> Task objective: Everything in the data should be repeated exactly, save for the images.

--- begin ---

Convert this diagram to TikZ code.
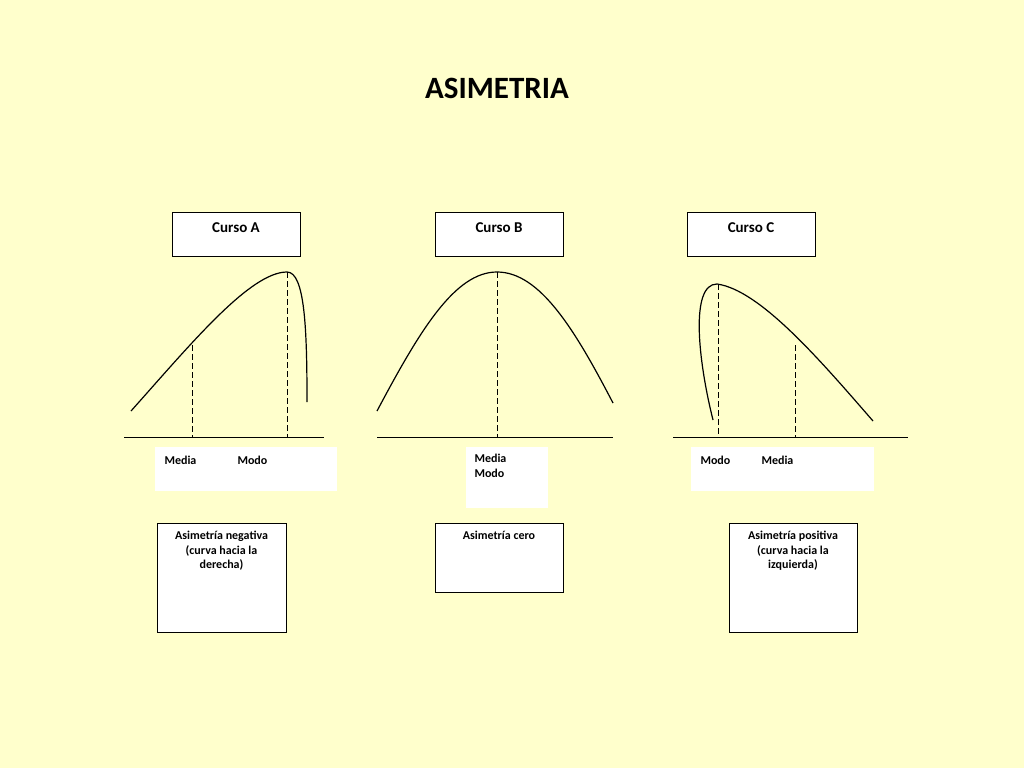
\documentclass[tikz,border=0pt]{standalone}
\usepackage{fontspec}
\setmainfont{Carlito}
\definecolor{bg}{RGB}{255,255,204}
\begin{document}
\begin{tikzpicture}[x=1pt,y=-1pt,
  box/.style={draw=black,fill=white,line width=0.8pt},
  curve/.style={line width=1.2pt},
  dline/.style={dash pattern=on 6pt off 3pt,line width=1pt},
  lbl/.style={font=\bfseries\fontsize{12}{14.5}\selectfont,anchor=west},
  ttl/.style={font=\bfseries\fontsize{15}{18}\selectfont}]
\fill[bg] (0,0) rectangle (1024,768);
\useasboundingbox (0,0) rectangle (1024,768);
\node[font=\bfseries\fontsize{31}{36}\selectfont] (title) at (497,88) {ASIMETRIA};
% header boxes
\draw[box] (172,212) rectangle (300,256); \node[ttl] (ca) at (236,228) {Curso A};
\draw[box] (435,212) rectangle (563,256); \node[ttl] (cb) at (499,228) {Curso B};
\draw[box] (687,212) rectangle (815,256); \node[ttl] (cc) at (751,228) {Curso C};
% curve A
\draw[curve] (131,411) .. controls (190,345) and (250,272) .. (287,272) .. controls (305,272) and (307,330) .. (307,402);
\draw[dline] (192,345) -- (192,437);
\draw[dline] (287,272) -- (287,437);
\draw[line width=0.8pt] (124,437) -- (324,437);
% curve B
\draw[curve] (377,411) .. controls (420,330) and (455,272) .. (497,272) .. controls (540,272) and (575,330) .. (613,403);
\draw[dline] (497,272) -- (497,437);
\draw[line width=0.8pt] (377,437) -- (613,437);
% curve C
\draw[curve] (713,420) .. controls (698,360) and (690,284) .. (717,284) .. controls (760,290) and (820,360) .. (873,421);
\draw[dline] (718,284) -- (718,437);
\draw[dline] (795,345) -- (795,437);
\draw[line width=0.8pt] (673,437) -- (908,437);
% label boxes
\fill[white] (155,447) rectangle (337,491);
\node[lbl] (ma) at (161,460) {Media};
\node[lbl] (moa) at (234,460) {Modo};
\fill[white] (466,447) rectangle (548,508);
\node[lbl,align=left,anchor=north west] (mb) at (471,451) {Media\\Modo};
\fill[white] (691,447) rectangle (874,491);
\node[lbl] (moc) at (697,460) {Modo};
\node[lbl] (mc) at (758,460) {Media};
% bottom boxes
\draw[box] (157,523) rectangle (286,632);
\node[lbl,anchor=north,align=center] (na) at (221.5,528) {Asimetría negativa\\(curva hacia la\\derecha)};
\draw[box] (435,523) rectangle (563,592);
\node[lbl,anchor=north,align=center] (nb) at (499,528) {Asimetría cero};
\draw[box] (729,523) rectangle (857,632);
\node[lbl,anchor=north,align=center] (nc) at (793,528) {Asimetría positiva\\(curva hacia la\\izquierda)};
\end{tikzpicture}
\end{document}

--- end ---

> Task response:
Convert this diagram to TikZ code.
\documentclass[tikz,border=0pt]{standalone}
\usepackage{fontspec}
\setmainfont{Carlito}
\definecolor{bg}{RGB}{255,255,204}
\begin{document}
\begin{tikzpicture}[x=1pt,y=-1pt,
  box/.style={draw=black,fill=white,line width=0.8pt},
  curve/.style={line width=1.2pt},
  dline/.style={dash pattern=on 6pt off 3pt,line width=1pt},
  lbl/.style={font=\bfseries\fontsize{12}{14.5}\selectfont,anchor=west},
  ttl/.style={font=\bfseries\fontsize{15}{18}\selectfont}]
\fill[bg] (0,0) rectangle (1024,768);
\useasboundingbox (0,0) rectangle (1024,768);
\node[font=\bfseries\fontsize{31}{36}\selectfont] (title) at (497,88) {ASIMETRIA};
% header boxes
\draw[box] (172,212) rectangle (300,256); \node[ttl] (ca) at (236,228) {Curso A};
\draw[box] (435,212) rectangle (563,256); \node[ttl] (cb) at (499,228) {Curso B};
\draw[box] (687,212) rectangle (815,256); \node[ttl] (cc) at (751,228) {Curso C};
% curve A
\draw[curve] (131,411) .. controls (190,345) and (250,272) .. (287,272) .. controls (305,272) and (307,330) .. (307,402);
\draw[dline] (192,345) -- (192,437);
\draw[dline] (287,272) -- (287,437);
\draw[line width=0.8pt] (124,437) -- (324,437);
% curve B
\draw[curve] (377,411) .. controls (420,330) and (455,272) .. (497,272) .. controls (540,272) and (575,330) .. (613,403);
\draw[dline] (497,272) -- (497,437);
\draw[line width=0.8pt] (377,437) -- (613,437);
% curve C
\draw[curve] (713,420) .. controls (698,360) and (690,284) .. (717,284) .. controls (760,290) and (820,360) .. (873,421);
\draw[dline] (718,284) -- (718,437);
\draw[dline] (795,345) -- (795,437);
\draw[line width=0.8pt] (673,437) -- (908,437);
% label boxes
\fill[white] (155,447) rectangle (337,491);
\node[lbl] (ma) at (161,460) {Media};
\node[lbl] (moa) at (234,460) {Modo};
\fill[white] (466,447) rectangle (548,508);
\node[lbl,align=left,anchor=north west] (mb) at (471,451) {Media\\Modo};
\fill[white] (691,447) rectangle (874,491);
\node[lbl] (moc) at (697,460) {Modo};
\node[lbl] (mc) at (758,460) {Media};
% bottom boxes
\draw[box] (157,523) rectangle (286,632);
\node[lbl,anchor=north,align=center] (na) at (221.5,528) {Asimetría negativa\\(curva hacia la\\derecha)};
\draw[box] (435,523) rectangle (563,592);
\node[lbl,anchor=north,align=center] (nb) at (499,528) {Asimetría cero};
\draw[box] (729,523) rectangle (857,632);
\node[lbl,anchor=north,align=center] (nc) at (793,528) {Asimetría positiva\\(curva hacia la\\izquierda)};
\end{tikzpicture}
\end{document}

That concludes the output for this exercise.